ND Gas Plant Capacity

What is the state doing to promote the capture of natural gas?

First, the Oil and Gas Research Council was founded by the legislature in 2003 to encourage the growth of the oil and gas industry through research and education. The Oil and Gas Research Council has devoted nearly $3 million dollars in grant money toward three research projects specifically aimed at utilizing natural gas in areas that might not otherwise be able to capture this energy. After additional outside grants and industry investment, the total costs of the projects themselves will total nearly $14.5 million dollars.

Second, North Dakota’s Pipeline Authority was established by the Legislature in 2007. The Authority was created for the purpose of diversifying and expanding the North Dakota economy by facilitating development of pipeline facilities to support the production, transportation, and utilization of North Dakota energy-related commodities. Both of these agencies, as well as the Department of Mineral Resources’ Oil and Gas Division are overseen by the Industrial Commission.

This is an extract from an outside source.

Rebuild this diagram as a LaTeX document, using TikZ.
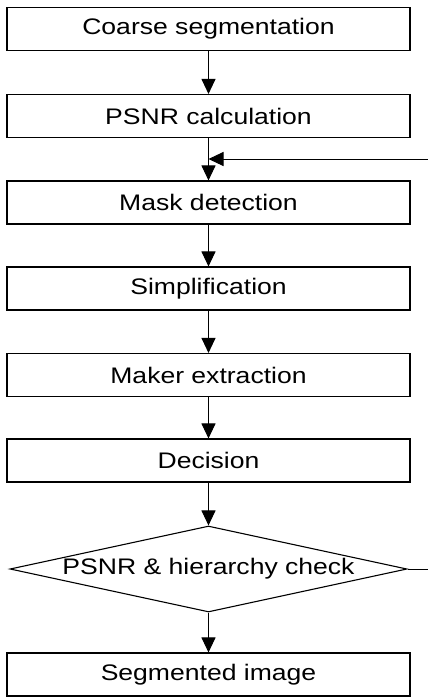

What are alternatives to flaring?

Several companies are developing technologies aimed at providing alternatives to natural gas flaring. Some of the key technologies include:

• Onsite natural gas fired electrical generation

• Fertilizer production from wellhead natural gas

• Trucking of natural gas within North Dakota

• Conversion of natural gas to liquid fuel

• Small scale, onsite processing of the natural gas

Visit to watch a webinar about alternatives to flaring.

What are the expectations going forward?

The ultimate goal is to reduce flaring percentages to between five and ten percent over the next decade. The oil and natural gas industries continually make the necessary investments (Over $4 billion to date) and improvements in infrastructure in order to utilize this precious natural resource.